▶ [Objective] Render the material again word for word, skipping the pictures in it.

━━━━━━

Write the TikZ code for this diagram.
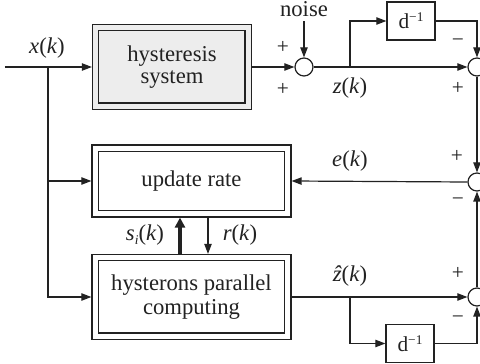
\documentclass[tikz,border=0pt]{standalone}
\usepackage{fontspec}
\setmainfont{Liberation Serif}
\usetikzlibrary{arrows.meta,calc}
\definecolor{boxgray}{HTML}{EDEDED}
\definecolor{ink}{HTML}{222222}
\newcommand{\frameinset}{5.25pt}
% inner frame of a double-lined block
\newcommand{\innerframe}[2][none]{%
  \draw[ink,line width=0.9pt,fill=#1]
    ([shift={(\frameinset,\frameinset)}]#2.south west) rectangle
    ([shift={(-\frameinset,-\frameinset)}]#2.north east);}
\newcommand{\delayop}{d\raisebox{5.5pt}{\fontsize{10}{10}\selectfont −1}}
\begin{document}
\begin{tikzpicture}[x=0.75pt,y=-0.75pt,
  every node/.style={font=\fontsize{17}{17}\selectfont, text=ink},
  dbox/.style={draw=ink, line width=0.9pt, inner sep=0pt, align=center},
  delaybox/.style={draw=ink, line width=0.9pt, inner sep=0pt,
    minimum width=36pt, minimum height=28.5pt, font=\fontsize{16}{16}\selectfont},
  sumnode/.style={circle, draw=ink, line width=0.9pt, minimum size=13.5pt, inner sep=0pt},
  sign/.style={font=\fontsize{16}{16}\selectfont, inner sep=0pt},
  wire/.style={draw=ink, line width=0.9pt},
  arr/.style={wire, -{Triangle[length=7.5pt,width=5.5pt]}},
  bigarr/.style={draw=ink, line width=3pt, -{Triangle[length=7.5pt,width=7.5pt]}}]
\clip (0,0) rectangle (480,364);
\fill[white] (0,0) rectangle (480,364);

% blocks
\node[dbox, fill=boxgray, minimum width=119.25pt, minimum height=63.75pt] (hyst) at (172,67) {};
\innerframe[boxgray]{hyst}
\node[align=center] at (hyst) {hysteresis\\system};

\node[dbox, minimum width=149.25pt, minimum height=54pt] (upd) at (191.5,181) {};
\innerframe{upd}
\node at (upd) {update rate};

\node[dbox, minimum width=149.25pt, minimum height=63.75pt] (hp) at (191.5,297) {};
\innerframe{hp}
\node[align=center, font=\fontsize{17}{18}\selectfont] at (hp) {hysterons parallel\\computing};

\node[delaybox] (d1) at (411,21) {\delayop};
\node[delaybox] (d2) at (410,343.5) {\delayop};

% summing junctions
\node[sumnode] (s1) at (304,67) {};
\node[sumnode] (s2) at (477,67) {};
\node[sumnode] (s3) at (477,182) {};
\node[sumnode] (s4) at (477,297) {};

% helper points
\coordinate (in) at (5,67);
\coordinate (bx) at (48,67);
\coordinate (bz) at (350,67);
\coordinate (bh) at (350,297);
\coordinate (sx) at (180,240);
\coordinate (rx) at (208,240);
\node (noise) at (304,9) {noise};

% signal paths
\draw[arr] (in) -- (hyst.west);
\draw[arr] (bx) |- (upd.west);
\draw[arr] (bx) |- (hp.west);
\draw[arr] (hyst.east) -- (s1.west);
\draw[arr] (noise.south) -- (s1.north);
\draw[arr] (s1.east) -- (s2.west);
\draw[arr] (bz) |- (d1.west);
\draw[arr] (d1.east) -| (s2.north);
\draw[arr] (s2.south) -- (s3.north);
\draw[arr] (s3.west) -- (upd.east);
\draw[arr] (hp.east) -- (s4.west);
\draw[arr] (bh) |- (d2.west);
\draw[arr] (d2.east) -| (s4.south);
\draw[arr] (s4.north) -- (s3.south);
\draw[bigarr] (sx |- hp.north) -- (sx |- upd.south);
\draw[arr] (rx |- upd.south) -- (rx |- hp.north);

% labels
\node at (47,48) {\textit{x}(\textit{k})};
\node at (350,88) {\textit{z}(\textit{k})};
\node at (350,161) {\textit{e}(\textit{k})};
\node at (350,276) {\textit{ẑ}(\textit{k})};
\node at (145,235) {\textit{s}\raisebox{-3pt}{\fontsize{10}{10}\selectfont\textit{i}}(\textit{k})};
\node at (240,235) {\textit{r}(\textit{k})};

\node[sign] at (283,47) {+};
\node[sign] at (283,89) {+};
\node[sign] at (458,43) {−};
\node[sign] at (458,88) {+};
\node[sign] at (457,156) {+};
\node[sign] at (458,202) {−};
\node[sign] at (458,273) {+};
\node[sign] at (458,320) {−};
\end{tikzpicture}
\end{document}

━━━━━━

▶ [Reply]
Write the TikZ code for this diagram.
\documentclass[tikz,border=0pt]{standalone}
\usepackage{fontspec}
\setmainfont{Liberation Serif}
\usetikzlibrary{arrows.meta,calc}
\definecolor{boxgray}{HTML}{EDEDED}
\definecolor{ink}{HTML}{222222}
\newcommand{\frameinset}{5.25pt}
% inner frame of a double-lined block
\newcommand{\innerframe}[2][none]{%
  \draw[ink,line width=0.9pt,fill=#1]
    ([shift={(\frameinset,\frameinset)}]#2.south west) rectangle
    ([shift={(-\frameinset,-\frameinset)}]#2.north east);}
\newcommand{\delayop}{d\raisebox{5.5pt}{\fontsize{10}{10}\selectfont −1}}
\begin{document}
\begin{tikzpicture}[x=0.75pt,y=-0.75pt,
  every node/.style={font=\fontsize{17}{17}\selectfont, text=ink},
  dbox/.style={draw=ink, line width=0.9pt, inner sep=0pt, align=center},
  delaybox/.style={draw=ink, line width=0.9pt, inner sep=0pt,
    minimum width=36pt, minimum height=28.5pt, font=\fontsize{16}{16}\selectfont},
  sumnode/.style={circle, draw=ink, line width=0.9pt, minimum size=13.5pt, inner sep=0pt},
  sign/.style={font=\fontsize{16}{16}\selectfont, inner sep=0pt},
  wire/.style={draw=ink, line width=0.9pt},
  arr/.style={wire, -{Triangle[length=7.5pt,width=5.5pt]}},
  bigarr/.style={draw=ink, line width=3pt, -{Triangle[length=7.5pt,width=7.5pt]}}]
\clip (0,0) rectangle (480,364);
\fill[white] (0,0) rectangle (480,364);

% blocks
\node[dbox, fill=boxgray, minimum width=119.25pt, minimum height=63.75pt] (hyst) at (172,67) {};
\innerframe[boxgray]{hyst}
\node[align=center] at (hyst) {hysteresis\\system};

\node[dbox, minimum width=149.25pt, minimum height=54pt] (upd) at (191.5,181) {};
\innerframe{upd}
\node at (upd) {update rate};

\node[dbox, minimum width=149.25pt, minimum height=63.75pt] (hp) at (191.5,297) {};
\innerframe{hp}
\node[align=center, font=\fontsize{17}{18}\selectfont] at (hp) {hysterons parallel\\computing};

\node[delaybox] (d1) at (411,21) {\delayop};
\node[delaybox] (d2) at (410,343.5) {\delayop};

% summing junctions
\node[sumnode] (s1) at (304,67) {};
\node[sumnode] (s2) at (477,67) {};
\node[sumnode] (s3) at (477,182) {};
\node[sumnode] (s4) at (477,297) {};

% helper points
\coordinate (in) at (5,67);
\coordinate (bx) at (48,67);
\coordinate (bz) at (350,67);
\coordinate (bh) at (350,297);
\coordinate (sx) at (180,240);
\coordinate (rx) at (208,240);
\node (noise) at (304,9) {noise};

% signal paths
\draw[arr] (in) -- (hyst.west);
\draw[arr] (bx) |- (upd.west);
\draw[arr] (bx) |- (hp.west);
\draw[arr] (hyst.east) -- (s1.west);
\draw[arr] (noise.south) -- (s1.north);
\draw[arr] (s1.east) -- (s2.west);
\draw[arr] (bz) |- (d1.west);
\draw[arr] (d1.east) -| (s2.north);
\draw[arr] (s2.south) -- (s3.north);
\draw[arr] (s3.west) -- (upd.east);
\draw[arr] (hp.east) -- (s4.west);
\draw[arr] (bh) |- (d2.west);
\draw[arr] (d2.east) -| (s4.south);
\draw[arr] (s4.north) -- (s3.south);
\draw[bigarr] (sx |- hp.north) -- (sx |- upd.south);
\draw[arr] (rx |- upd.south) -- (rx |- hp.north);

% labels
\node at (47,48) {\textit{x}(\textit{k})};
\node at (350,88) {\textit{z}(\textit{k})};
\node at (350,161) {\textit{e}(\textit{k})};
\node at (350,276) {\textit{ẑ}(\textit{k})};
\node at (145,235) {\textit{s}\raisebox{-3pt}{\fontsize{10}{10}\selectfont\textit{i}}(\textit{k})};
\node at (240,235) {\textit{r}(\textit{k})};

\node[sign] at (283,47) {+};
\node[sign] at (283,89) {+};
\node[sign] at (458,43) {−};
\node[sign] at (458,88) {+};
\node[sign] at (457,156) {+};
\node[sign] at (458,202) {−};
\node[sign] at (458,273) {+};
\node[sign] at (458,320) {−};
\end{tikzpicture}
\end{document}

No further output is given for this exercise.